Liptak devoted his latest "Sidebar" to another judicial side issue involving liberal opposition to Citizens United: "Unsigned Opinions, And Citizens United."
At their private conference, the justices of the Supreme Court are scheduled to decide Thursday whether and how to take a second look at the Citizens United campaign finance decision.
The usual odds that the Supreme Court will agree to hear a case are about one in a hundred. This one is pretty much a sure thing.
The justices have already temporarily blocked a lower court decision in the case. In that decision, the Montana Supreme Court seemed to defy the higher court by saying that a state law regulating corporate political spending was constitutional notwithstanding Citizens United. Two dissenting State Supreme Court justices said they would have liked to vote with their colleagues but did not believe they were entitled to ignore the United States Supreme Court.

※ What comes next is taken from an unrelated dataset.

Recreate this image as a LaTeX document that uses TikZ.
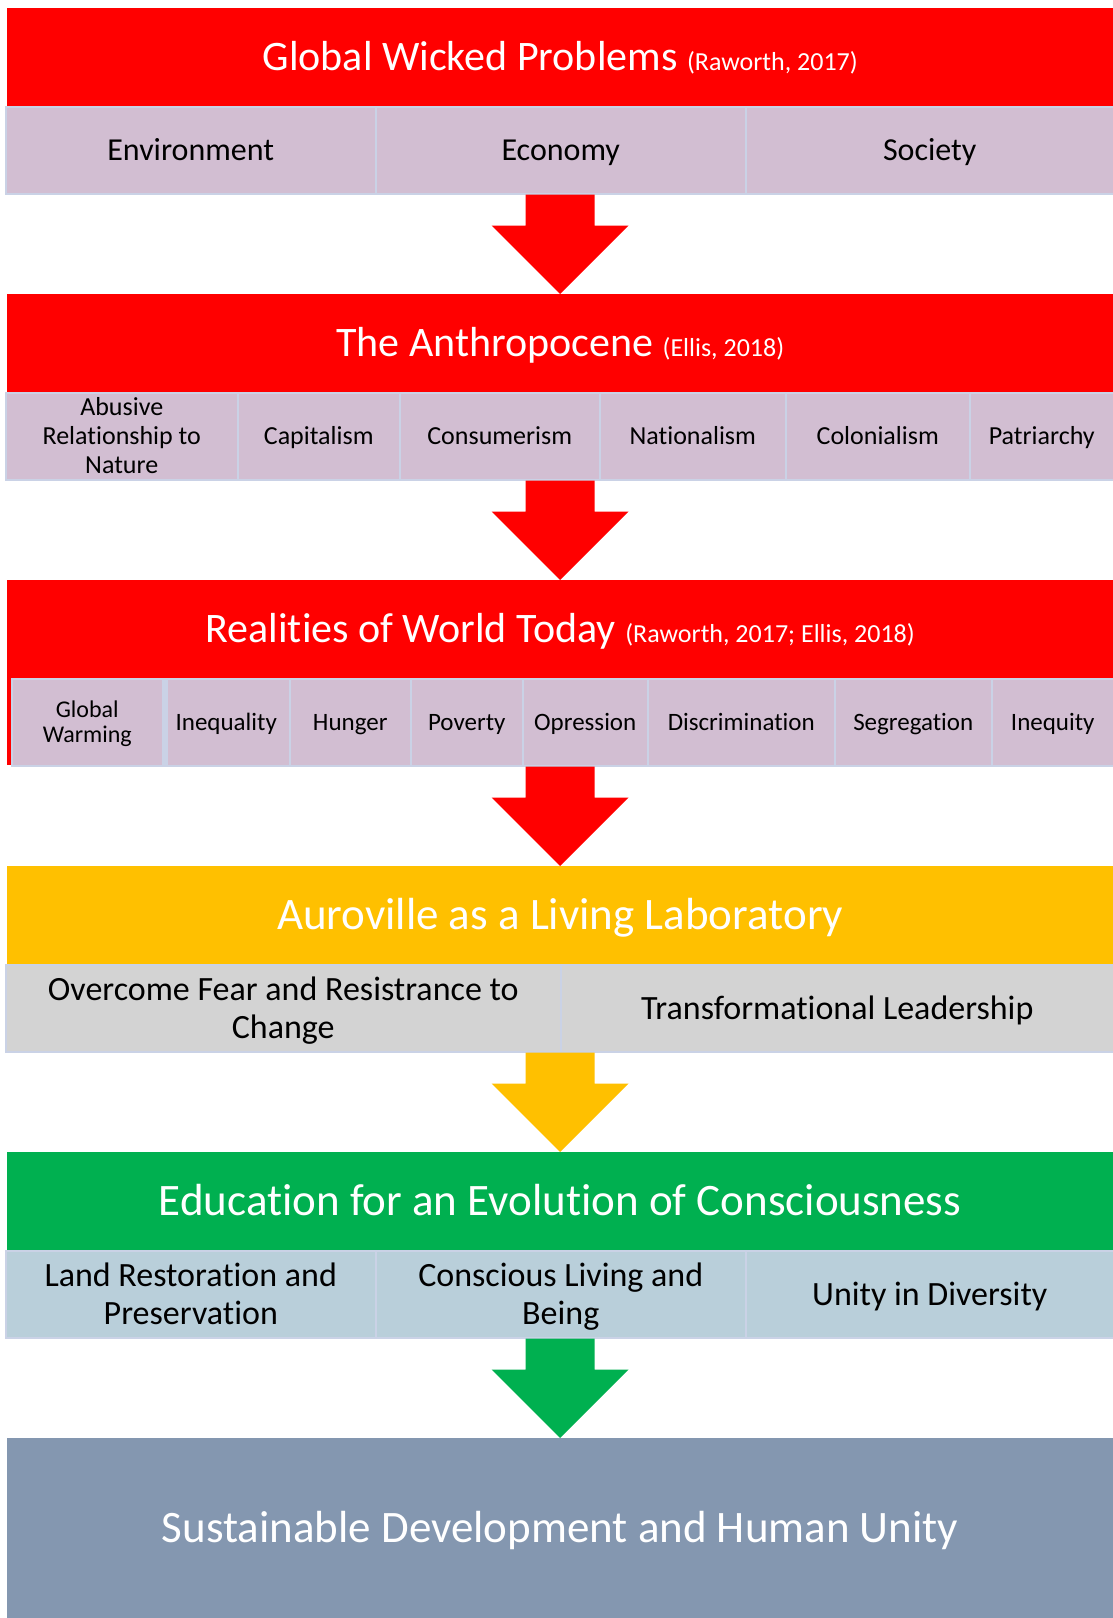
\documentclass[tikz,border=0pt]{standalone}
\usepackage{fontspec}
\setmainfont{Carlito}[Ligatures=NoCommon]
\usepackage{xcolor}
\usetikzlibrary{calc}

\definecolor{wred}{HTML}{FF0000}
\definecolor{wyellow}{HTML}{FFC000}
\definecolor{wgreen}{HTML}{00B050}
\definecolor{wslate}{HTML}{8497B0}
\definecolor{wmauve}{HTML}{D2BED2}
\definecolor{wgray}{HTML}{D3D3D3}
\definecolor{wblue}{HTML}{B9CFDA}
\definecolor{cellline}{HTML}{CAD2E6}

\newcommand{\fsize}[2]{\fontsize{#1}{#2}\selectfont}
\newcommand{\cstrut}{\rule[-0.33em]{0pt}{1.3em}}
\newcommand{\topstrut}{\rule{0pt}{0.82em}}
\newcommand{\botstrut}{\rule[-0.18em]{0pt}{0.18em}}
% block arrow: colour, top point, target node
\newcommand{\blockarrow}[3]{%
  \fill[#1] ($(#2)+(-34.5,0)$) -- ($(#2)+(34.5,0)$) -- ($(#2)+(34.5,31)$) -- ($(#2)+(68.5,31)$)
    -- (#3.north) -- ($(#2)+(-68.5,31)$) -- ($(#2)+(-34.5,31)$) -- cycle;}

\begin{document}
\begin{tikzpicture}[x=1pt, y=-1pt,
  head/.style={rectangle, inner sep=0pt, anchor=north west, minimum width=1106pt, minimum height=98pt, text=white, font=\fsize{42}{50}, execute at begin node=\cstrut},
  cell/.style={rectangle, draw=cellline, line width=1.5pt, inner sep=0pt, anchor=north west, minimum height=87pt, align=center, text=black},
  probcell/.style={cell, fill=wmauve},
  livecell/.style={cell, fill=wgray, font=\fsize{34}{38}},
  educell/.style={cell, fill=wblue, font=\fsize{34}{38}}]
	\fill[white] (0,0) rectangle (1113,1618);
	\useasboundingbox (0,0) rectangle (1113,1618);

	% global wicked problems
	\node[head, fill=wred] at (7,8)(h1){Global Wicked Problems {\fsize{26}{30}(Raworth, 2017)}};
	\node[probcell, font=\fsize{32}{36}, minimum width=370pt] at (5,106)(env){\cstrut Environment};
	\node[probcell, font=\fsize{32}{36}, minimum width=370pt] at (375,106)(eco){\cstrut Economy};
	\node[probcell, font=\fsize{32}{36}, minimum width=368pt] at (745,106)(soc){\cstrut Society};

	% anthropocene
	\node[head, fill=wred] at (7,294)(h2){The Anthropocene {\fsize{26}{30}(Ellis, 2018)}};
	\node[probcell, font=\fsize{26}{29}, minimum width=232pt] at (5,392)(abuse){\topstrut Abusive\\Relationship to\\Nature\botstrut};
	\node[probcell, font=\fsize{26}{29}, minimum width=162pt] at (237,392)(capit){\cstrut Capitalism};
	\node[probcell, font=\fsize{26}{29}, minimum width=200pt] at (399,392)(consum){\cstrut Consumerism};
	\node[probcell, font=\fsize{26}{29}, minimum width=186pt] at (599,392)(nation){\cstrut Nationalism};
	\node[probcell, font=\fsize{26}{29}, minimum width=184pt] at (785,392)(colon){\cstrut Colonialism};
	\node[probcell, font=\fsize{26}{29}, minimum width=144pt] at (969,392)(patri){\cstrut Patriarchy};

	% realities of world today
	\node[head, fill=wred] at (7,580)(h3){Realities of World Today {\fsize{26}{30}(Raworth, 2017; Ellis, 2018)}};
	\fill[wred] (h3.south west) rectangle ($(h3.south west)+(5,87)$);
	\node[probcell, font=\fsize{24}{25}, minimum width=151pt] at (11,678)(warm){\topstrut Global\\Warming\botstrut};
	\node[probcell, font=\fsize{25}{28}, minimum width=127pt] at (162,678)(inequal){\cstrut Inequality};
	\node[probcell, font=\fsize{25}{28}, minimum width=121pt] at (289,678)(hunger){\cstrut Hunger};
	\node[probcell, font=\fsize{25}{28}, minimum width=112pt] at (410,678)(pov){\cstrut Poverty};
	\node[probcell, font=\fsize{25}{28}, minimum width=125pt] at (522,678)(opp){\cstrut Opression};
	\node[probcell, font=\fsize{25}{28}, minimum width=187pt] at (647,678)(discr){\cstrut Discrimination};
	\node[probcell, font=\fsize{25}{28}, minimum width=157pt] at (834,678)(segr){\cstrut Segregation};
	\node[probcell, font=\fsize{25}{28}, minimum width=122pt] at (991,678)(inequit){\cstrut Inequity};
	\draw[cellline, line width=5pt] ($(warm.north east)+(1.5,0)$) -- ($(warm.south east)+(1.5,0)$);

	% auroville
	\node[head, fill=wyellow, font=\fsize{45}{52}] at (7,866)(h4){Auroville as a Living Laboratory};
	\node[livecell, minimum width=555pt] at (5,964)(fear){\topstrut Overcome Fear and Resistrance to\\Change\botstrut};
	\node[livecell, minimum width=553pt] at (560,964)(lead){\cstrut Transformational Leadership};

	% education
	\node[head, fill=wgreen, font=\fsize{45}{52}] at (7,1152)(h5){Education for an Evolution of Consciousness};
	\node[educell, minimum width=370pt] at (5,1250)(land){\topstrut Land Restoration and\\Preservation\botstrut};
	\node[educell, minimum width=370pt] at (375,1250)(being){\topstrut Conscious Living and\\Being\botstrut};
	\node[educell, minimum width=368pt] at (745,1250)(unity){\cstrut Unity in Diversity};

	% outcome
	\node[head, fill=wslate, minimum height=180pt, font=\fsize{45}{52}] at (7,1438)(h6){Sustainable Development and Human Unity};

	% arrows
	\coordinate (a1) at (h1.south |- env.south);
	\coordinate (a2) at (h2.south |- capit.south);
	\coordinate (a3) at (h3.south |- warm.south);
	\coordinate (a4) at (h4.south |- fear.south);
	\coordinate (a5) at (h5.south |- land.south);
	\blockarrow{wred}{a1}{h2}
	\blockarrow{wred}{a2}{h3}
	\blockarrow{wred}{a3}{h4}
	\blockarrow{wyellow}{a4}{h5}
	\blockarrow{wgreen}{a5}{h6}
\end{tikzpicture}
\end{document}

Liptak doesn't expect the Supreme Court to have changed its mind.
The main question on Thursday, then, will be how the court will reverse the Montana decision. It could call for briefs, set the case down for argument in the fall and issue a decision months later. Or it could use a favorite tool of the court led by Chief Justice John G. Roberts Jr. -- the summary reversal.
Nine times so far this year, the court has issued an unsigned opinion ruling on the merits of a dispute without full briefing or oral argument. Such rulings have been the subject of criticism from practitioners and the legal academy. These critics say it is a mistake to resolve cases without adequate information and deliberation. It is also problematic, they add, to do so anonymously.
The latest critique arrived this month in The Tulane Law Review in an article by Ira P. Robbins, a law professor at American University. It was called “Hiding Behind the Cloak of Invisibility,” and it considered “per curiam” opinions, ones issued “by the court” without indication of authorship. “In the first six years of Chief Justice Roberts’s tenure,” Professor Robbins wrote, “almost 9 percent of the court’s full opinions were per curiams.”
Liptak finally lets us indirectly figure out that this a liberal beef with the court:
Two of the current term’s unsigned summary reversals were followed by dissenting opinions, both times from three members of the court’s liberal wing. In one of them, reinstating a California woman’s conviction for shaking her grandson to death, Justice Ginsburg quarreled with both the result and how the court chose to get there.